_Your objective:_
Reproduce exactly the lines below, from the first through the one containing "1.2, 1.4, 1.6];", and nothing more.

# START OF Recorded information

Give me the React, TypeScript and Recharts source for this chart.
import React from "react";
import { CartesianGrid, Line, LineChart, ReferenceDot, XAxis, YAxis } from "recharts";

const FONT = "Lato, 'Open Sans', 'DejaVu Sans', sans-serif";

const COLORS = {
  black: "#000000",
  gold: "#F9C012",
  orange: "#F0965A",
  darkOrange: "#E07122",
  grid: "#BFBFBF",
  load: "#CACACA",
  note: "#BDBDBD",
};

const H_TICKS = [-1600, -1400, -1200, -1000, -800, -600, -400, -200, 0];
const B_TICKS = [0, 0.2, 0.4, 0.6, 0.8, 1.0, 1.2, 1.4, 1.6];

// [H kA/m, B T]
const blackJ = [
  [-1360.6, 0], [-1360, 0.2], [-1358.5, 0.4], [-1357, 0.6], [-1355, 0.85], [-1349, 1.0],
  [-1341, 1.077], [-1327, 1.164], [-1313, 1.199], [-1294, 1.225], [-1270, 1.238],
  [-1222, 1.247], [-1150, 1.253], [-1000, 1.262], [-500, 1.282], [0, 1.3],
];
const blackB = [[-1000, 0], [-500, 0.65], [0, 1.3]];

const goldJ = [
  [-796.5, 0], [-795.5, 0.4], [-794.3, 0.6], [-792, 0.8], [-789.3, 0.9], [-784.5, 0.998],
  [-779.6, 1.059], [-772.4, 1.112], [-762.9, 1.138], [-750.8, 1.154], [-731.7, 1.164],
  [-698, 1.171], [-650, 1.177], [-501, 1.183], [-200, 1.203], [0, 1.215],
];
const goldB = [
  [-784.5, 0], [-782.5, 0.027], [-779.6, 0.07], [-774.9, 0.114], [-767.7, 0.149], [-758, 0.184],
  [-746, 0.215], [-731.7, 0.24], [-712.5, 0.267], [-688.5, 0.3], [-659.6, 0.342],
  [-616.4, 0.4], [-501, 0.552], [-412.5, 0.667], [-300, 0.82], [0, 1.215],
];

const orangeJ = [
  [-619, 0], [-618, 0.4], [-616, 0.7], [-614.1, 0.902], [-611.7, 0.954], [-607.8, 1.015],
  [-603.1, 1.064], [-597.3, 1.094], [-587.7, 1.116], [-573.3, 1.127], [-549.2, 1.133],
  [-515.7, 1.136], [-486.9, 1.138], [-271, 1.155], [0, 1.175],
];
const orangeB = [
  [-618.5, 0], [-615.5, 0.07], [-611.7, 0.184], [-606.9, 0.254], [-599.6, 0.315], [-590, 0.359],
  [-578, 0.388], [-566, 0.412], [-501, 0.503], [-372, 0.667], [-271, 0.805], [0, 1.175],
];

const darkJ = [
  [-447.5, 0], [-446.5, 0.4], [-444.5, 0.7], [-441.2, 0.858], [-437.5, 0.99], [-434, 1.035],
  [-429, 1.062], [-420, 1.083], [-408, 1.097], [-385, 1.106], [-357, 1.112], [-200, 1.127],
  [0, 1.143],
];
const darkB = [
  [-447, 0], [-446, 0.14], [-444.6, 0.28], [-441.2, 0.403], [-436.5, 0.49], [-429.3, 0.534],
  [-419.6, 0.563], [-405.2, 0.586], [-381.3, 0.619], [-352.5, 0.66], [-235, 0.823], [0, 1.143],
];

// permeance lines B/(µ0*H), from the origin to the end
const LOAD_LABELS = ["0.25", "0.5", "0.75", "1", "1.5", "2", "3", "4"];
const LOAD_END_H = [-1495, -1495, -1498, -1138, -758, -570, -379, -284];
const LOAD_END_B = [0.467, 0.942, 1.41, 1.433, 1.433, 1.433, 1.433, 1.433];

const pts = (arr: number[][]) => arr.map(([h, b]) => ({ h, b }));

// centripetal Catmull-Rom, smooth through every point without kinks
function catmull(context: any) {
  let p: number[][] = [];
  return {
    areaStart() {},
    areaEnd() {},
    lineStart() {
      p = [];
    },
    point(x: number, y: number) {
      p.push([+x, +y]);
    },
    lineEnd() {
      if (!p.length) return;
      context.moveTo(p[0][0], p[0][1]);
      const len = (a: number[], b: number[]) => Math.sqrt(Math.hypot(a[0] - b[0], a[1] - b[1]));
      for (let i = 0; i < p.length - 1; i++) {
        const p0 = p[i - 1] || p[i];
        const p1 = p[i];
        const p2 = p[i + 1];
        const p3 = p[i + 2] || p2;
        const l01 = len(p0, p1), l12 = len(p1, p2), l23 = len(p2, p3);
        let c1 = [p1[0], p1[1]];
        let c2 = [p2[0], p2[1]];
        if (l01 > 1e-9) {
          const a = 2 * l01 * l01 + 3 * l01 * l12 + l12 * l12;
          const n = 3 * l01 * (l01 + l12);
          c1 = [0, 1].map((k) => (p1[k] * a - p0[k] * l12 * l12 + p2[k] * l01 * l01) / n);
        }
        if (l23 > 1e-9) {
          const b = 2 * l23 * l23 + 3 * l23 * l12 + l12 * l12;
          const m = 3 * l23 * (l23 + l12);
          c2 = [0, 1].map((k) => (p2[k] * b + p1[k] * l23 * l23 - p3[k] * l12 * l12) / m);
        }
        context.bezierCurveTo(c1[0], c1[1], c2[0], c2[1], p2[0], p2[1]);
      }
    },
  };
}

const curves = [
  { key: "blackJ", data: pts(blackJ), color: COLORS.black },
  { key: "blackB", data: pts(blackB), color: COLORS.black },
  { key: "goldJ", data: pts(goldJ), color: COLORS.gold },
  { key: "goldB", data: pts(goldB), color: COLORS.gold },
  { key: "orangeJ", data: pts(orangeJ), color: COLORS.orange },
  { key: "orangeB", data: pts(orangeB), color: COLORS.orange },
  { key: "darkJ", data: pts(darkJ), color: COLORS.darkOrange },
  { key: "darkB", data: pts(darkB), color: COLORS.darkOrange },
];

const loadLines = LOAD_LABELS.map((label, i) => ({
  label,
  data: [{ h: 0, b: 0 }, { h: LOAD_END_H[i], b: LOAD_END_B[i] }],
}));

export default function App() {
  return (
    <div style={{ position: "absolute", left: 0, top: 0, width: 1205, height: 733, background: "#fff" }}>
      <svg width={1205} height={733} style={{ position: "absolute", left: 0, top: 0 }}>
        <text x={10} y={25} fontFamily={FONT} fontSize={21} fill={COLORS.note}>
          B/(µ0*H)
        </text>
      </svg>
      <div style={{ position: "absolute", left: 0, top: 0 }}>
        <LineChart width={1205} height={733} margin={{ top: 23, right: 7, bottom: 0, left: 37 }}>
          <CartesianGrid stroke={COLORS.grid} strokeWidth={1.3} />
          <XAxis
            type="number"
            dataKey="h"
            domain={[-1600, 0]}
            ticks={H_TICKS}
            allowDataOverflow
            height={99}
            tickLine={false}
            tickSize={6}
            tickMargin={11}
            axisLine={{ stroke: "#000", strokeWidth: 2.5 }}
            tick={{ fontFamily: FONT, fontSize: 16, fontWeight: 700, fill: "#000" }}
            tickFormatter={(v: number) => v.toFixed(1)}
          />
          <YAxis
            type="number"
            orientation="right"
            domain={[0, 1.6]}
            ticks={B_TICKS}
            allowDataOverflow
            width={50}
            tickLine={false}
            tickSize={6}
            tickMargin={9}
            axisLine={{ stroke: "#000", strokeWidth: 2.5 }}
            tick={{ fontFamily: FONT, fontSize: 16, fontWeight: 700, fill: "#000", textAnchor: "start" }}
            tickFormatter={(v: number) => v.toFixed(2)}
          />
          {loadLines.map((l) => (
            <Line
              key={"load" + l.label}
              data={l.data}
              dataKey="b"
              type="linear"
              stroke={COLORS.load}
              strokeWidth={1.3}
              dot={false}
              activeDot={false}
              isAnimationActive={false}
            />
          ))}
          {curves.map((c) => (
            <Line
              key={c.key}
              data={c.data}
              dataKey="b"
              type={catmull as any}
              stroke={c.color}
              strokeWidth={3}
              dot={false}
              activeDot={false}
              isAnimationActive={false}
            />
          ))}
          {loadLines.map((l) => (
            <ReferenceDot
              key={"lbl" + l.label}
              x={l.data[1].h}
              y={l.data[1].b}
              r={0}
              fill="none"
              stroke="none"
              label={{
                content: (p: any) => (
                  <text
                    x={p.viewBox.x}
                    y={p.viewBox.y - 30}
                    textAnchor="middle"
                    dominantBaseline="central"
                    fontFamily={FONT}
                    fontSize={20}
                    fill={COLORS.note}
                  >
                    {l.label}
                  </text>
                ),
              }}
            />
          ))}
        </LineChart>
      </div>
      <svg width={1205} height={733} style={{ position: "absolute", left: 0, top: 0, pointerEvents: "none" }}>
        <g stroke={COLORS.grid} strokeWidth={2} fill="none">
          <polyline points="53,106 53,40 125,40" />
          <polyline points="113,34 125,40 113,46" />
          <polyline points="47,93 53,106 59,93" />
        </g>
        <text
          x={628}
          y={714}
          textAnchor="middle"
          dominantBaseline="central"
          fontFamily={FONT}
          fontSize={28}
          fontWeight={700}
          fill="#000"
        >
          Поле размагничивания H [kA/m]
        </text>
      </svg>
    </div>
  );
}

# END OF Recorded information

_Correct result:_
Give me the React, TypeScript and Recharts source for this chart.
import React from "react";
import { CartesianGrid, Line, LineChart, ReferenceDot, XAxis, YAxis } from "recharts";

const FONT = "Lato, 'Open Sans', 'DejaVu Sans', sans-serif";

const COLORS = {
  black: "#000000",
  gold: "#F9C012",
  orange: "#F0965A",
  darkOrange: "#E07122",
  grid: "#BFBFBF",
  load: "#CACACA",
  note: "#BDBDBD",
};

const H_TICKS = [-1600, -1400, -1200, -1000, -800, -600, -400, -200, 0];
const B_TICKS = [0, 0.2, 0.4, 0.6, 0.8, 1.0, 1.2, 1.4, 1.6];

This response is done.